§ Problem to work on: Reproduce each line that includes the word "this".

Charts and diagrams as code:
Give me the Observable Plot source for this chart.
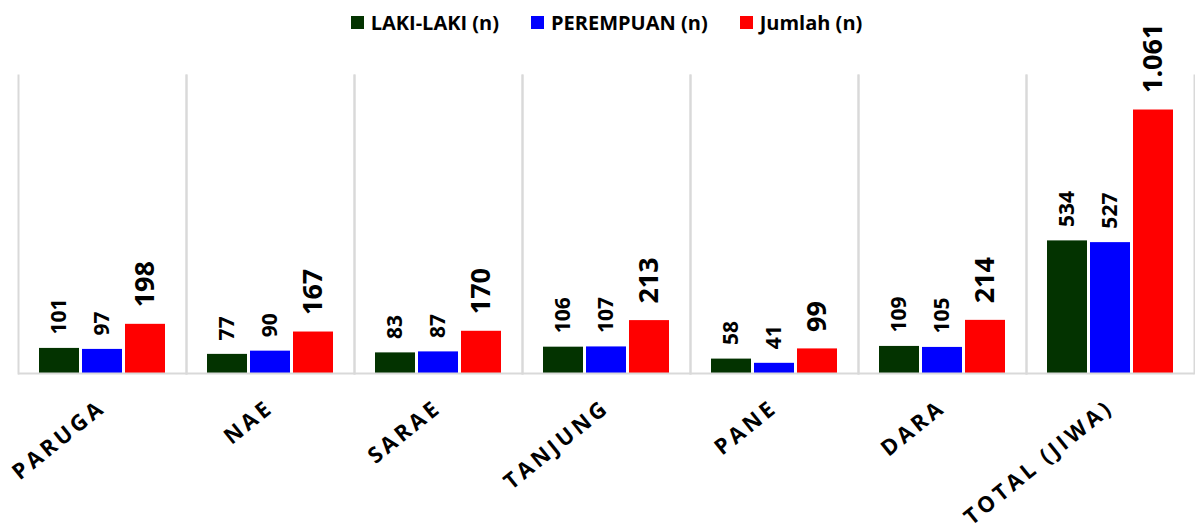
<!DOCTYPE html>
<html>
<head>
<meta charset="utf-8">
<script src="https://cdn.jsdelivr.net/npm/d3@7"></script>
<script src="https://cdn.jsdelivr.net/npm/@observablehq/plot@0.6"></script>
<style>
  body { margin: 0; background: #fff; font-family: "Open Sans", sans-serif; position: relative; }
  #legend { position: absolute; top: 0; left: 0; width: 1195px; height: 45px; display: flex; justify-content: center; align-items: center; padding-left: 18px; box-sizing: border-box; font-weight: bold; font-size: 20px; color: #000; }
  #legend .item { display: flex; align-items: center; margin: 0 16px; }
  #legend .sw { width: 13px; height: 13px; margin-right: 7px; }
  g[aria-label="fx-axis tick label"] text { letter-spacing: 3.5px; font-weight: bold; font-size: 22px; fill: #000; }
</style>
</head>
<body>
<div id="chart"></div>
<div id="legend"></div>
<script>
const categories = ["PARUGA", "NAE", "SARAE", "TANJUNG", "PANE", "DARA", "TOTAL (JIWA)"];
const series = ["LAKI-LAKI (n)", "PEREMPUAN (n)", "Jumlah (n)"];
const lakiLaki = [101, 77, 83, 106, 58, 109, 534];
const perempuan = [97, 90, 87, 107, 41, 105, 527];
const jumlah = [198, 167, 170, 213, 99, 214, 1061];
const colors = ["#033300", "#0000FF", "#FF0000"];

const values = [lakiLaki, perempuan, jumlah];
const data = [];
categories.forEach((c, i) => {
  series.forEach((s, j) => data.push({category: c, series: s, value: values[j][i]}));
});

const fmt = d3.formatLocale({decimal: ",", thousands: ".", grouping: [3], currency: ["", ""]}).format(",d");

// legend
const legend = document.getElementById("legend");
series.forEach((s, j) => {
  const item = document.createElement("div");
  item.className = "item";
  const sw = document.createElement("span");
  sw.className = "sw";
  sw.style.background = colors[j];
  item.appendChild(sw);
  item.appendChild(document.createTextNode(s));
  legend.appendChild(item);
});

const chart = Plot.plot({
  width: 1195,
  height: 531,
  marginTop: 75,
  marginBottom: 158,
  marginLeft: 18,
  marginRight: 1,
  style: {fontFamily: "Open Sans", background: "#fff", overflow: "visible"},
  fx: {domain: categories, padding: 0, label: null, tickSize: 0, tickPadding: 31, tickRotate: -39},
  x: {domain: series, paddingInner: 0.08, paddingOuter: 0.47, axis: null},
  y: {domain: [0, 1200], axis: null},
  color: {domain: series, range: colors},
  marks: [
    Plot.frame({anchor: "left", stroke: "#d9d9d9", strokeWidth: 2}),
    Plot.frame({anchor: "right", stroke: "#d9d9d9", strokeWidth: 2}),
    Plot.barY(data, {fx: "category", x: "series", y: "value", fill: "series"}),
    Plot.ruleY([0], {stroke: "#d9d9d9", strokeWidth: 2}),
    Plot.text(data.filter(d => d.series !== "Jumlah (n)"), {
      fx: "category", x: "series", y: "value", text: d => fmt(d.value),
      rotate: -90, textAnchor: "start", lineAnchor: "middle", dy: -14,
      fontSize: 21, fontWeight: "bold", fill: "#000"
    }),
    Plot.text(data.filter(d => d.series === "Jumlah (n)"), {
      fx: "category", x: "series", y: "value", text: d => fmt(d.value),
      rotate: -90, textAnchor: "start", lineAnchor: "middle", dy: -17,
      fontSize: 27, fontWeight: "bold", fill: "#000"
    })
  ]
});
document.getElementById("chart").appendChild(chart);
</script>
</body>
</html>
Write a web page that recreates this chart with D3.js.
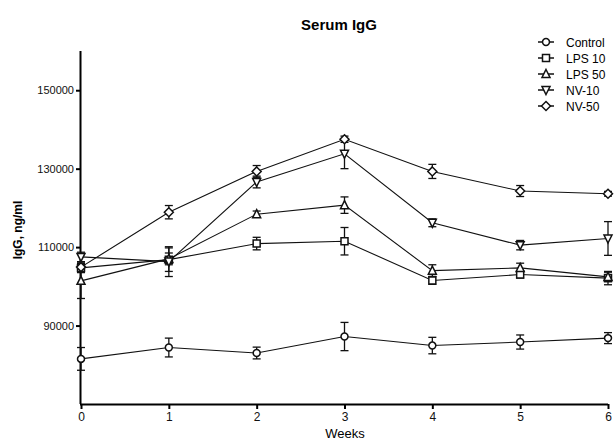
<!DOCTYPE html>
<html>
<head>
<meta charset="utf-8">
<script src="https://cdn.jsdelivr.net/npm/d3@7"></script>
<style>
  body { margin: 0; background: #fff; }
  text { font-family: "Liberation Sans", Arial, sans-serif; }
</style>
</head>
<body>
<svg id="chart" width="616" height="442"></svg>
<script>
const weeks = [0, 1, 2, 3, 4, 5, 6];
const seriesNames = ["Control", "LPS 10", "LPS 50", "NV-10", "NV-50"];
const yTicks = [90000, 110000, 130000, 150000];

// means per week
const control = [81500, 84400, 83000, 87200, 84900, 85800, 86800];
const lps10 = [104700, 106800, 110900, 111500, 101500, 103000, 102100];
const lps50 = [101400, 107000, 118400, 120700, 104000, 104700, 102400];
const nv10 = [107500, 106300, 126600, 133800, 116200, 110500, 112200];
const nv50 = [104900, 118900, 129300, 137500, 129300, 124300, 123600];

// error bar half heights (SEM)
const controlErr = [2900, 2400, 1500, 3600, 2100, 1800, 1400];
const lps10Err = [1200, 3000, 1600, 3500, 1000, 900, 1700];
const lps50Err = [4500, 1500, 800, 2100, 1500, 1200, 1200];
const nv10Err = [1200, 3800, 1500, 3800, 1000, 1200, 4300];
const nv50Err = [1000, 1700, 1500, 800, 1800, 1400, 600];

const symbols = ["circle", "square", "up", "down", "diamond"];

const series = [
  { name: seriesNames[0], values: control, err: controlErr, sym: symbols[0] },
  { name: seriesNames[1], values: lps10, err: lps10Err, sym: symbols[1] },
  { name: seriesNames[2], values: lps50, err: lps50Err, sym: symbols[2] },
  { name: seriesNames[3], values: nv10, err: nv10Err, sym: symbols[3] },
  { name: seriesNames[4], values: nv50, err: nv50Err, sym: symbols[4] }
];

const svg = d3.select("#chart");

const x = d3.scaleLinear().domain([0, 6]).range([81, 608]);
const y = d3.scaleLinear().domain([70000, 160000]).range([404, 51]);

// marker paths centred on 0,0
function markerPath(sym) {
  const s = 3.5;
  if (sym === "circle") return d3.symbol(d3.symbolCircle, 38)();
  if (sym === "square") return `M${-s},${-s}H${s}V${s}H${-s}Z`;
  if (sym === "up") return `M0,${-s - 1}L${s + 0.5},${s}H${-s - 0.5}Z`;
  if (sym === "down") return `M0,${s + 1}L${s + 0.5},${-s}H${-s - 0.5}Z`;
  return `M0,${-s - 1}L${s + 1},0L0,${s + 1}L${-s - 1},0Z`;
}

// axes
svg.append("g")
  .attr("transform", "translate(81,0)")
  .call(d3.axisLeft(y).tickValues(yTicks).tickSize(5).tickPadding(2).tickFormat(d3.format("d")))
  .call(g => g.select(".domain").attr("d", `M-0.5,${y.range()[1]}V${y.range()[0]}`).attr("stroke-width", 2))
  .call(g => g.selectAll(".tick line").attr("stroke-width", 2))
  .call(g => g.selectAll("text").attr("font-size", 11).attr("fill", "#111"));

svg.append("g")
  .attr("transform", "translate(0,404)")
  .call(d3.axisBottom(x).tickValues(weeks).tickSize(5).tickPadding(3).tickFormat(d3.format("d")))
  .call(g => g.select(".domain").attr("d", `M${x.range()[0] - 1},0.5H${x.range()[1]}`).attr("stroke-width", 2))
  .call(g => g.selectAll(".tick line").attr("stroke-width", 2))
  .call(g => g.selectAll("text").attr("font-size", 12).attr("fill", "#111"));

// lines
const line = d3.line().x((d, i) => x(weeks[i])).y(d => y(d));
svg.append("g").selectAll("path").data(series).join("path")
  .attr("d", d => line(d.values))
  .attr("fill", "none").attr("stroke", "#111").attr("stroke-width", 1.1);

// error bars
series.forEach(s => {
  const g = svg.append("g").attr("stroke", "#111").attr("stroke-width", 1.3);
  s.values.forEach((v, i) => {
    const cx = x(weeks[i]);
    g.append("line").attr("x1", cx).attr("x2", cx)
      .attr("y1", y(v + s.err[i])).attr("y2", y(v - s.err[i]));
    [v + s.err[i], v - s.err[i]].forEach(e => {
      g.append("line").attr("x1", cx - 4).attr("x2", cx + 4)
        .attr("y1", y(e)).attr("y2", y(e));
    });
  });
});

// markers
series.forEach(s => {
  svg.append("g").selectAll("path").data(s.values).join("path")
    .attr("transform", (d, i) => `translate(${x(weeks[i])},${y(d)})`)
    .attr("d", markerPath(s.sym))
    .attr("fill", "#fff").attr("stroke", "#111").attr("stroke-width", 1.5);
});

// title and axis labels
svg.append("text").attr("x", 339).attr("y", 30).attr("text-anchor", "middle")
  .attr("font-size", 15).attr("font-weight", "bold").text("Serum IgG");

svg.append("text").attr("transform", "translate(22,230) rotate(-90)")
  .attr("text-anchor", "middle").attr("font-size", 12).attr("font-weight", "bold")
  .text("IgG, ng/ml");

svg.append("text").attr("x", 345).attr("y", 438).attr("text-anchor", "middle")
  .attr("font-size", 13).text("Weeks");

// legend
const legend = svg.append("g").attr("transform", "translate(538,42)");
const rows = legend.selectAll("g").data(series).join("g")
  .attr("transform", (d, i) => `translate(0,${i * 16})`);
rows.append("line").attr("x1", 0).attr("x2", 16).attr("stroke", "#111").attr("stroke-width", 1.5);
rows.append("path").attr("transform", "translate(8,0)").attr("d", d => markerPath(d.sym))
  .attr("fill", "#fff").attr("stroke", "#111").attr("stroke-width", 1.5);
rows.append("text").attr("x", 28).attr("y", 4.5).attr("font-size", 12).text(d => d.name);
</script>
</body>
</html>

§ Expected answer:
Give me the Observable Plot source for this chart.
Write a web page that recreates this chart with D3.js.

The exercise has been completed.